Results of the University of Nebraska Medical Center study were published in the Oct. 10 issue of PLOS One. PLOS One is published by the Public Library of Science, a leading science journal.

Physicians have been prescribing vitamin D in premature and preterm infants in neonatal intensive care units (NICU) to prevent rickets, a disease that causes soft, weak bones in children and is often associated with vitamin D deficiency. In spite of this, a sizeable number of infants still develop rickets, said Ann Anderson Berry, M.D., associate professor in the division of newborn medicine and medical director of the NICU at Nebraska Medicine, UNMC’s clinical partner.

She said current recommendations of vitamin D supplementation for preterm infants span a wide range of doses, even among major medical groups such as the American Academy of Pediatrics, the Institute of Medicine, and the Endocrine Society. And response to vitamin D supplementation and impact on outcomes in preterm infants is not well understood, she said.

The study provided more evidence in regards to bone health and ideal supplementation. The objective was to evaluate changes in vitamin D in the blood over four weeks in two groups of premature infants born between 24 to 32 weeks gestation. Researchers studied 32 infants at doses of 400 or 800 IU/day of vitamin D.

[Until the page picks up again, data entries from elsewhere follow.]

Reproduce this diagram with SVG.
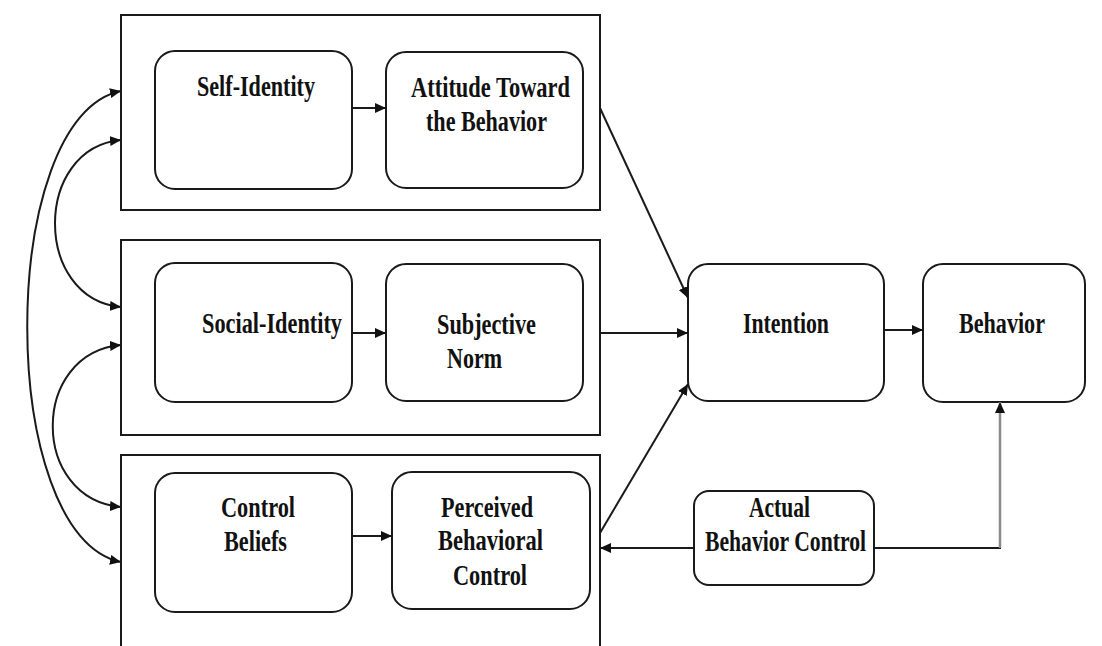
<svg xmlns="http://www.w3.org/2000/svg" width="1102" height="646" viewBox="0 0 1102 646">
  <style>
    .frame { fill: none; stroke: #1a1a1a; stroke-width: 2; }
    .node { fill: #ffffff; stroke: #1a1a1a; stroke-width: 2; }
    .lbl { font-family: "Liberation Serif", "Times New Roman", serif; font-weight: bold; font-size: 29px; fill: #111111; }
    .wire { fill: none; stroke: #1a1a1a; stroke-width: 2; }
    .wire-grey { fill: none; stroke: #8a8a8a; stroke-width: 2.5; }
  </style>
  <defs>
    <marker id="tip" markerUnits="userSpaceOnUse" markerWidth="11" markerHeight="10" refX="11" refY="5" orient="auto">
      <path d="M0,0 L11,5 L0,10 z" fill="#111111"/>
    </marker>
    <marker id="tail" markerUnits="userSpaceOnUse" markerWidth="11" markerHeight="10" refX="0" refY="5" orient="auto">
      <path d="M11,0 L0,5 L11,10 z" fill="#111111"/>
    </marker>
  </defs>

  <rect width="1102" height="646" fill="#ffffff"/>

  <!-- construct frames -->
  <g id="frame-attitude"><rect class="frame" x="121" y="15" width="479" height="195"/></g>
  <g id="frame-norm"><rect class="frame" x="121" y="240" width="479" height="195"/></g>
  <g id="frame-control"><path class="frame" d="M121,650 V455 H600 V650"/></g>

  <!-- nodes -->
  <g id="self-identity">
    <rect class="node" x="155" y="51" width="197" height="138" rx="20"/>
    <text class="lbl" x="256" y="96" text-anchor="middle" textLength="118" lengthAdjust="spacingAndGlyphs">Self-Identity</text>
  </g>
  <g id="attitude">
    <rect class="node" x="386" y="52" width="197" height="136" rx="20"/>
    <text class="lbl" x="490.5" y="97" text-anchor="middle" textLength="159" lengthAdjust="spacingAndGlyphs">Attitude Toward</text>
    <text class="lbl" x="486.5" y="131" text-anchor="middle" textLength="121" lengthAdjust="spacingAndGlyphs">the Behavior</text>
  </g>
  <g id="social-identity">
    <rect class="node" x="155" y="263" width="197" height="139" rx="20"/>
    <text class="lbl" x="272" y="333" text-anchor="middle" textLength="140" lengthAdjust="spacingAndGlyphs">Social-Identity</text>
  </g>
  <g id="subjective-norm">
    <rect class="node" x="386" y="264" width="197" height="137" rx="20"/>
    <text class="lbl" x="486.5" y="334" text-anchor="middle" textLength="99" lengthAdjust="spacingAndGlyphs">Subjective</text>
    <text class="lbl" x="474.5" y="368" text-anchor="middle" textLength="55" lengthAdjust="spacingAndGlyphs">Norm</text>
  </g>
  <g id="control-beliefs">
    <rect class="node" x="155" y="473" width="197" height="139" rx="20"/>
    <text class="lbl" x="258" y="517" text-anchor="middle" textLength="74" lengthAdjust="spacingAndGlyphs">Control</text>
    <text class="lbl" x="255.5" y="551" text-anchor="middle" textLength="63" lengthAdjust="spacingAndGlyphs">Beliefs</text>
  </g>
  <g id="perceived-control">
    <rect class="node" x="392" y="472" width="198" height="137" rx="20"/>
    <text class="lbl" x="487" y="517" text-anchor="middle" textLength="92" lengthAdjust="spacingAndGlyphs">Perceived</text>
    <text class="lbl" x="490.5" y="550" text-anchor="middle" textLength="105" lengthAdjust="spacingAndGlyphs">Behavioral</text>
    <text class="lbl" x="490" y="585" text-anchor="middle" textLength="74" lengthAdjust="spacingAndGlyphs">Control</text>
  </g>
  <g id="intention">
    <rect class="node" x="688" y="264" width="196" height="137" rx="20"/>
    <text class="lbl" x="786" y="333" text-anchor="middle" textLength="86" lengthAdjust="spacingAndGlyphs">Intention</text>
  </g>
  <g id="behavior">
    <rect class="node" x="923" y="264" width="162" height="138" rx="20"/>
    <text class="lbl" x="1002" y="333" text-anchor="middle" textLength="86" lengthAdjust="spacingAndGlyphs">Behavior</text>
  </g>
  <g id="actual-control">
    <rect class="node" x="694" y="491" width="180" height="94" rx="15"/>
    <text class="lbl" x="779.5" y="517" text-anchor="middle" textLength="61" lengthAdjust="spacingAndGlyphs">Actual</text>
    <text class="lbl" x="785.5" y="551" text-anchor="middle" textLength="161" lengthAdjust="spacingAndGlyphs">Behavior Control</text>
  </g>

  <!-- connectors -->
  <g id="connectors">
    <!-- correlations between the identity constructs -->
    <path class="wire" d="M121,91 C-4,116 -4,537 121,562" marker-start="url(#tail)" marker-end="url(#tip)"/>
    <path class="wire" d="M121,140 C33,148 33,299 121,307" marker-start="url(#tail)" marker-end="url(#tip)"/>
    <path class="wire" d="M121,345 C30,353 30,499 121,507" marker-start="url(#tail)" marker-end="url(#tip)"/>

    <line class="wire" x1="352" y1="108" x2="386" y2="108" marker-end="url(#tip)"/>
    <line class="wire" x1="352" y1="333" x2="386" y2="333" marker-end="url(#tip)"/>
    <line class="wire" x1="352" y1="536" x2="392" y2="536" marker-end="url(#tip)"/>

    <line class="wire" x1="600" y1="108" x2="688" y2="298" marker-end="url(#tip)"/>
    <line class="wire" x1="600" y1="333" x2="688" y2="333" marker-end="url(#tip)"/>
    <line class="wire" x1="600" y1="533" x2="688" y2="384" marker-end="url(#tip)"/>

    <line class="wire" x1="884" y1="330" x2="923" y2="330" marker-end="url(#tip)"/>

    <line class="wire" x1="694" y1="548" x2="600" y2="548" marker-end="url(#tip)"/>
    <line class="wire" x1="874" y1="548" x2="1001" y2="548"/>
    <line class="wire-grey" x1="1000" y1="548" x2="1000" y2="402" marker-end="url(#tip)"/>
  </g>
</svg>
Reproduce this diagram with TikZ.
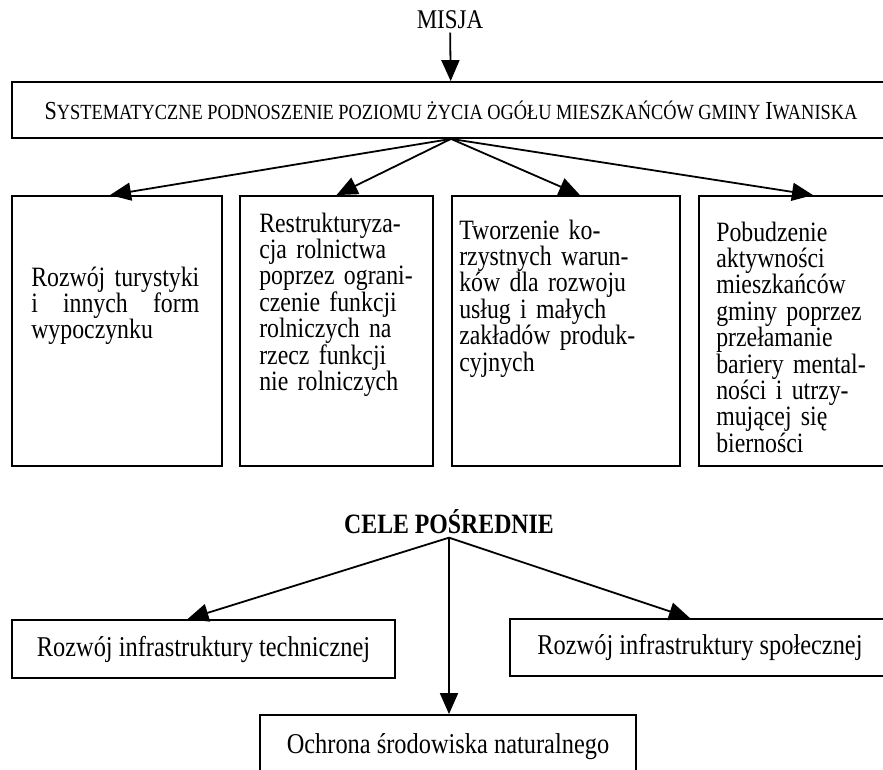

Researchers saw an improvement in bone density and vitamin D levels in the blood at four weeks. They also saw improvement in growth that significantly decreased the risk of infants having very low bone density.

“We are hopeful that neonatologists will consider giving pre-term infants 800 IUs,” Dr. Anderson Berry said. “We know that even with standard vitamin D dosing, we were still seeing a fair number of pre- term infants who suffered from impaired bone health. This is another form of NICU therapy that can help decrease that risk.”

Dr. Anderson Berry is first author of the paper, senior author is Corrine Hanson, Ph.D., UNMC College of Allied Health Professions, and contributing author is Elizabeth Lyden of the UNMC College of Public Health.